The parodic dialogue in the tea party scene further pokes fun at men and how they envision women’s conversations. With a heavy dose of irony, Elaine and Trish are made to deliberately fail the Bechdel Test through the topic of “what do men want?” while simultaneously talking about the patriarchy. Biller’s use of self-aware humour and complicated emotion incorporates a variety of different genres in order to purposefully embody gendered clichés in order to provide a critique of what it means to be socially recognised as a woman, as feminine.

This idea is reiterated by the overwhelming colour scheme. The cinematography creates an ode to sixties and seventies Technicolor thrillers and uses older Hollywood colour grading, editing, lighting, acting and speaking (as well as references to older tropes like Hitchcock) to place the film within an older setting. From the aesthetics alone, viewers would immediately expect this sort of film to be dominated by the male gaze. 

By repeating the patterns and schemes of Technicolour, cinematographer M. David Muller reinforces an abstract setting which seems familiar yet alien, creating a world not unlike our own but hyperbolised to fit the extremities of Elaine’s character. In contrast, the set of the police station, a stereotypical masculine space, is tinted with neutrals, browns and greys, reminding us that the world of Elaine is akin to fantasy.

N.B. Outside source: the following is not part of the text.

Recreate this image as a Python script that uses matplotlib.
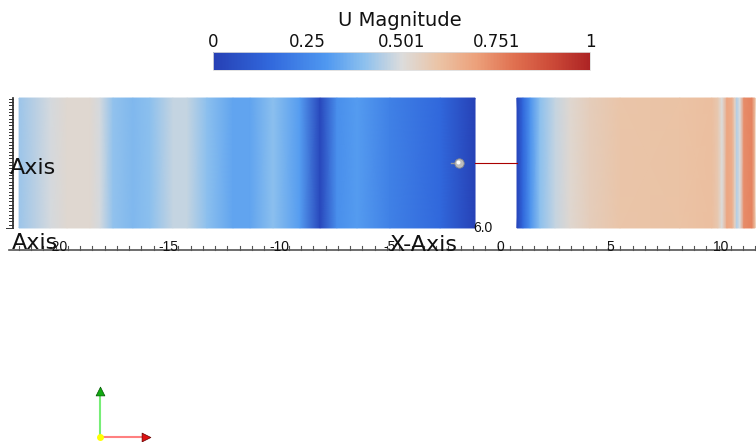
import numpy as np
import matplotlib as mpl
mpl.use('Agg')
import matplotlib.pyplot as plt
from matplotlib.colors import Normalize, LinearSegmentedColormap

plt.rcParams['font.family'] = ['DejaVu Sans']

left_x = [-21.76, -20.36, -19.59, -18.55, -18.10, -17.51, -16.61, -15.84, -14.80,
          -14.16, -13.26, -12.08, -11.31, -10.27, -9.05, -8.14, -7.38, -6.47,
          -4.98, -2.71, -1.13]
left_u = [0.42, 0.49, 0.52, 0.52, 0.49, 0.41, 0.38, 0.40, 0.47,
          0.47, 0.40, 0.33, 0.33, 0.40, 0.31, 0.03, 0.27, 0.31,
          0.23, 0.15, 0.01]
right_x = [0.77, 1.04, 1.36, 1.81, 2.49, 3.17, 4.07, 5.43, 8.14, 9.59, 9.86,
           10.05, 10.27, 10.50, 10.63, 10.72, 10.86, 11.04, 11.40, 11.54]
right_u = [0.02, 0.15, 0.28, 0.40, 0.47, 0.52, 0.56, 0.59, 0.60, 0.61, 0.58,
           0.50, 0.68, 0.66, 0.55, 0.45, 0.50, 0.74, 0.76, 0.60]
half_height = 2.94

x_ticks = [-20, -15, -10, -5, 0, 5, 10]
cbar_ticks = [0, 0.25, 0.501, 0.751, 1]
cbar_labels = ['0', '0.25', '0.501', '0.751', '1']

# colour map as shown in the legend bar
cmap_pos = [0.0, 0.15, 0.3, 0.4, 0.5, 0.6, 0.7, 0.8, 0.9, 1.0]
cmap_col = ['#2640b5', '#3168dc', '#4f98f0', '#8cc0ee', '#dcdcdc',
            '#ebc3a5', '#eca07a', '#e07050', '#cc4a38', '#ad2424']
cmap = LinearSegmentedColormap.from_list('u_mag', list(zip(cmap_pos, cmap_col)))
norm = Normalize(0, 1)

fig = plt.figure(figsize=(7.56, 4.42), dpi=100)
ax = fig.add_axes([0, 0, 1, 1])
ax.set_xlim(-500 / 22.1, 256 / 22.1)
ax.set_ylim(-279 / 22.1, 163 / 22.1)
ax.axis('off')

for xs, us in [(left_x, left_u), (right_x, right_u)]:
    X = np.array([xs, xs])
    Y = np.array([[-half_height] * len(xs), [half_height] * len(xs)])
    C = np.array([us, us])
    ax.pcolormesh(X, Y, C, cmap=cmap, norm=norm, shading='gouraud')

# probe line and sphere
ax.plot([left_x[-1], right_x[0]], [0, 0], color='#aa0000', lw=0.8)
ax.plot([-2.2, -2.05], [0, 0], color='#999999', lw=1)
ax.scatter([-1.86], [0], s=45, color='#bdbdbd', edgecolor='#8a8a8a', lw=0.6, zorder=5)
ax.scatter([-1.9], [0.05], s=8, color='white', lw=0, zorder=6)

# x data axis
y_axis = -3.94
ax.plot([-22.2, 11.6], [y_axis, y_axis], color='#555555', lw=1.2)
minor = np.arange(-22 + 2 / 9, 11.6, 5 / 9)
for m in minor:
    ax.plot([m, m], [y_axis, y_axis + 0.2], color='#555555', lw=0.8)
for t in x_ticks:
    ax.text(t, y_axis + 0.15, str(t), ha='center', va='center', fontsize=10,
            color='#111111', family='Liberation Sans')

# left data axis
x_left = -22.04
ax.plot([x_left, x_left], [-half_height, half_height], color='#222222', lw=1.2)
for yy in np.arange(-half_height, half_height, 0.15):
    ln = 0.3 if abs((yy + half_height) % 1.5) < 0.1 else 0.18
    ax.plot([x_left - ln, x_left], [yy, yy], color='#333333', lw=0.7)

ax.text(-22.2, -0.22, 'Axis', ha='left', va='center', fontsize=16, color='#111111')
ax.text(-22.1, -3.62, 'Axis', ha='left', va='center', fontsize=16, color='#111111')
ax.text(-5.0, -3.7, 'X-Axis', ha='left', va='center', fontsize=16, color='#111111')
ax.text(-1.2, -2.94, '6.0', ha='left', va='center', fontsize=10, color='#111111',
        family='Liberation Sans')

# orientation axes
ox, oy = -18.10, -12.40
ax.plot([ox, ox], [oy, oy + 2.0], color='#77ee77', lw=1.5)
ax.plot([ox, ox + 2.0], [oy, oy], color='#ff8080', lw=1.5)
ax.scatter([ox], [oy + 2.1], marker='^', s=40, color='#11aa11', edgecolor='#005500', lw=0.5, zorder=5)
ax.scatter([ox + 2.1], [oy], marker='>', s=40, color='#dd1111', edgecolor='#660000', lw=0.5, zorder=5)
ax.scatter([ox], [oy], s=25, color='#ffff00', lw=0, zorder=6)

# colour legend
cax = fig.add_axes([213 / 756, (442 - 70) / 442, 377 / 756, 18 / 442])
cb = fig.colorbar(mpl.cm.ScalarMappable(norm=norm, cmap=cmap), cax=cax,
                  orientation='horizontal', ticks=cbar_ticks)
cb.outline.set_edgecolor('#dddddd')
cb.outline.set_linewidth(0.6)
cax.xaxis.set_ticks_position('top')
cax.set_xticklabels(cbar_labels, fontsize=12, color='#111111')
cax.tick_params(axis='x', length=0, pad=1)
fig.text(400 / 756, 1 - 20 / 442, 'U Magnitude', ha='center', va='center',
         fontsize=14, color='#111111')

fig.savefig('out.png', dpi=100)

Admittedly, the acting is often wooden and there are some occasional plot holes which may not be intentional. However, we can learn from films like this. We glorify and romanticise films made in the Post-War Golden Age of Hollywood of Doris Day and Jimmy Stewart, not stopping to question how it portrays women entirely from the male gaze. The Love Witch pays homage to the films of this age using the lessons from our own. It isn’t necessary to take a feminist reading when watching this gothic (and very camp) satire, but it certainly helps.